VX-950 : An Oral Hepatitis C virus Protease Inhibitor Shows Potent Antiviral Activity
May 10, 2005 - 8:05:38 PM

Vertex Pharmaceuticals Incorporated (Nasdaq: VRTX) today announced interim results that indicate that the investigational oral hepatitis C virus (HCV) protease inhibitor VX-950 was well-tolerated and demonstrated potent antiviral activity in a Phase Ib clinical trial.

The study enrolled 34 patients with chronic genotype 1 HCV infection who were treated for 14 days with placebo or one of three dose regimens of VX-950. Patients receiving 750 mg of VX-950 every eight hours achieved a median reduction in HCV-RNA of greater than 4 log10, equivalent to a more than 10,000-fold decrease in viral levels, at the end of 14 days of treatment.

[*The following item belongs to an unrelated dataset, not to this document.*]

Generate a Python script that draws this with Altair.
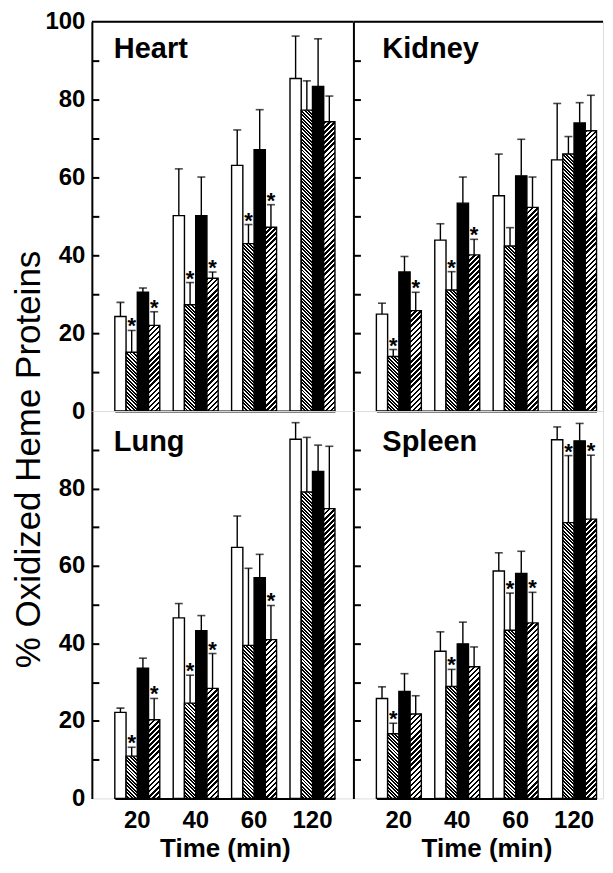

A median reduction in HCV-RNA of greater than 2 log10 was seen in each of the other two VX-950 dose groups at the end of 14 days of treatment. Every patient receiving VX-950 achieved greater than a 2 log10 reduction in HCV-RNA within the first three days of treatment. Genotype 1 HCV infection is the most difficult strain of HCV to treat and the most prevalent strain in the United States, Western Europe and Japan. Results from the study will be presented by a clinical investigator on May 17, 2005 at Digestive Disease Week(R) (DDW), a medical conference to be held in Chicago, Illinois.

In accordance with the embargo policy of the meeting, the specific data from the trial beyond what is described in this press release will not be disclosed until the DDW presentation.

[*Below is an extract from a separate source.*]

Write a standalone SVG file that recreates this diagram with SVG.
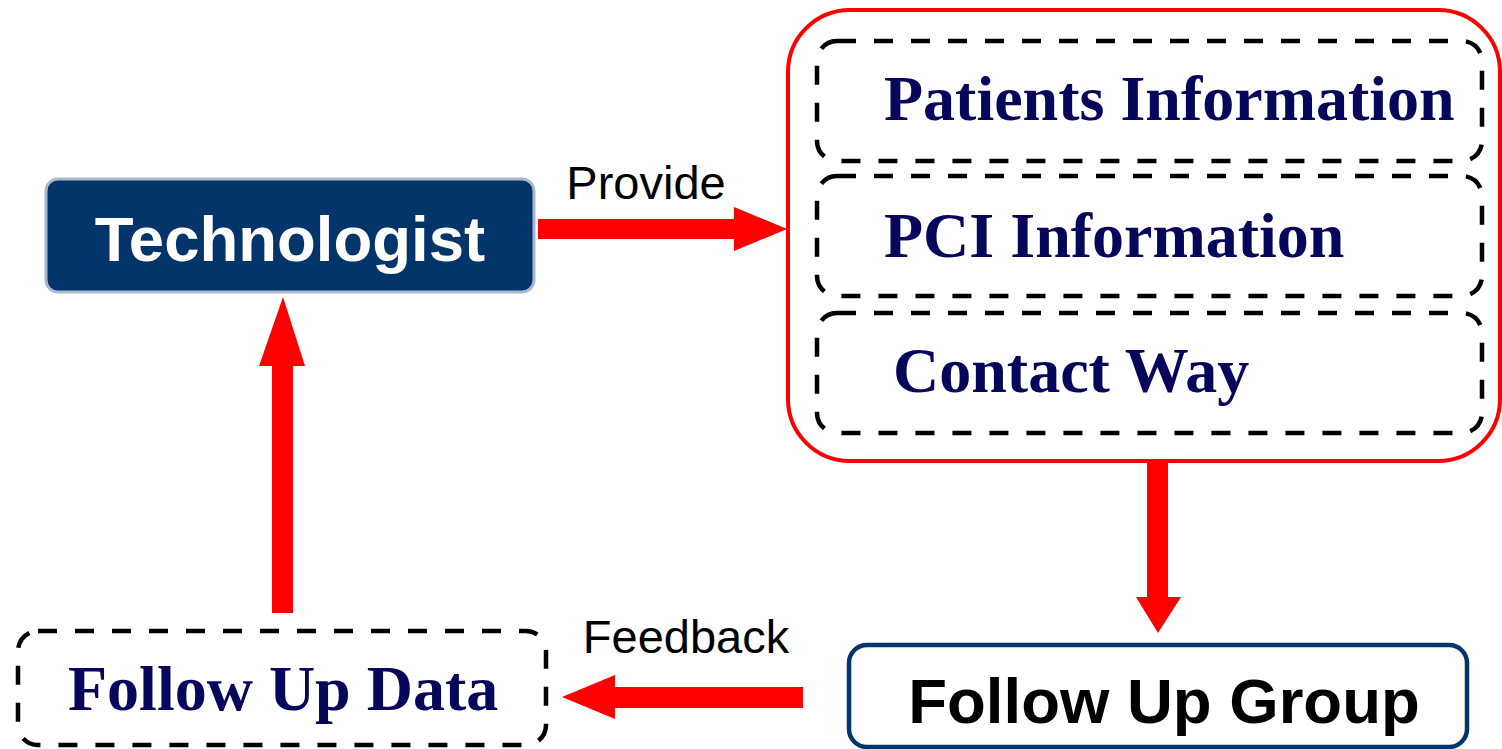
<svg xmlns="http://www.w3.org/2000/svg" width="1502" height="749" viewBox="0 0 1502 749">
<style>
.dash{fill:none;stroke:#000;stroke-width:4.5;stroke-dasharray:19 18}
.serif{font-family:"Liberation Serif","Times New Roman",serif;font-weight:bold;font-size:64px;fill:#06065a}
.sans{font-family:"Liberation Sans",Arial,sans-serif}
.arrow{fill:#ff0000}
</style>
<rect width="1502" height="749" fill="#fff"/>
<g id="connectors">
  <polygon class="arrow" points="538,219 734,219 734,207 787,229 734,251 734,239 538,239"/>
  <polygon class="arrow" points="1147,462 1168,462 1168,597 1181,597 1158,633 1136,597 1147,597"/>
  <polygon class="arrow" points="803,687 615,687 615,675 562,697 615,719 615,708 803,708"/>
  <polygon class="arrow" points="272,613 293,613 293,366 305,366 283,297 259,366 272,366"/>
  <text class="sans" x="646" y="199" font-size="47" text-anchor="middle" fill="#000">Provide</text>
  <text class="sans" x="686" y="653" font-size="47" text-anchor="middle" fill="#000">Feedback</text>
</g>
<g id="technologist">
  <rect x="46" y="179" width="488" height="113" rx="12" fill="#03346a" stroke="#a9b8cc" stroke-width="3"/>
  <text class="sans" x="290" y="261" font-size="63.5" font-weight="bold" fill="#fff" text-anchor="middle">Technologist</text>
</g>
<g id="info-group">
  <rect x="788" y="10" width="712" height="451" rx="62" fill="none" stroke="#ff0000" stroke-width="4"/>
  <g id="patients-information">
    <rect class="dash" x="817" y="41" width="665" height="120" rx="20"/>
    <text class="serif" x="884" y="120">Patients Information</text>
  </g>
  <g id="pci-information">
    <rect class="dash" x="817" y="176" width="665" height="120" rx="20"/>
    <text class="serif" x="884" y="257">PCI Information</text>
  </g>
  <g id="contact-way">
    <rect class="dash" x="817" y="313" width="665" height="120" rx="20"/>
    <text class="serif" x="893" y="392">Contact Way</text>
  </g>
</g>
<g id="follow-up-group">
  <rect x="849" y="645" width="618" height="102" rx="18" fill="#fff" stroke="#03346a" stroke-width="4.5"/>
  <text class="sans" x="1164" y="723" font-size="63.5" font-weight="bold" fill="#000" text-anchor="middle">Follow Up Group</text>
</g>
<g id="follow-up-data">
  <rect class="dash" x="18" y="631" width="528" height="114" rx="20"/>
  <text class="serif" x="68" y="710">Follow Up Data</text>
</g>
</svg>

"Vertex is committed to developing innovative compounds for the treatment of chronic HCV infection. VX-950, one of the most advanced agents in a promising new class of direct antivirals, underscores that commitment," said Joshua Boger, Ph.D., Chairman and Chief Executive Officer of Vertex. "The demonstration of antiviral activity in this early clinical study is highly encouraging, and we look forward to sharing these data in greater detail at DDW next week."

Based on the results of the Phase Ib clinical study, the Company plans to explore the development of VX-950 as monotherapy and in combination with other HCV treatments. Vertex plans to consult with the U.S. FDA and European regulatory authorities on the Company's development plans. Vertex expects to file an investigational new drug (IND) application in the second half of 2005 to support Phase II clinical development of VX-950 in the United States. In collaboration with Vertex, Mitsubishi Pharma Corporation is developing VX-950 in Japan and certain Far East countries.

Trial Design

The Phase Ib clinical trial was a double-blind, randomized placebo- controlled study designed to evaluate the tolerability, pharmacokinetics and effect on viral kinetics of three doses of VX-950 -- 450 mg every 8 hours, 1250 mg every 12 hours, or 750 mg every 8 hours -- over a period of 14 days, with additional post-treatment follow-up. A key goal of the study was to assess different dosing levels and frequencies for VX-950 to provide insight into dose selection for future monotherapy and combination therapy studies. Thirty-four patients with chronic genotype 1 hepatitis C virus infection were enrolled in the study; six patients received placebo and 28 patients received VX-950. The study was conducted at three centers in Europe. The trial included treatment-experienced and treatment-naive HCV-infected patients.

VX-950 Demonstrates Antiviral Activity

Interim Phase Ib clinical trial results indicate that VX-950 was well- tolerated across all three dose groups with no serious adverse events reported, and no treatment discontinuations. Treatment with VX-950 also resulted in significant reductions in plasma HCV-RNA. Within three days of treatment, the median reduction in HCV-RNA was greater than 3 log10 in all three VX-950 dose groups. In the dose group receiving 750 mg of VX-950 every 8 hours, there was a further reduction in viral levels between days 3 and 14 of treatment, with mean and median HCV-RNA reductions of greater than 4 log10 at day 14. Trough plasma concentrations of VX-950 were highest in the 750 mg every 8 hour dose group. In the 450 mg q8h and 1250 mg q12h dose groups, maximal effects were seen between days 3 and 7 of treatment. Subsequently, there was an increase of approximately 1 log10 in median HCV-RNA between days 7 and 14 evident in both groups. Full analysis of the study, including a detailed pharmacokinetic and viral sequencing evaluation, is underway.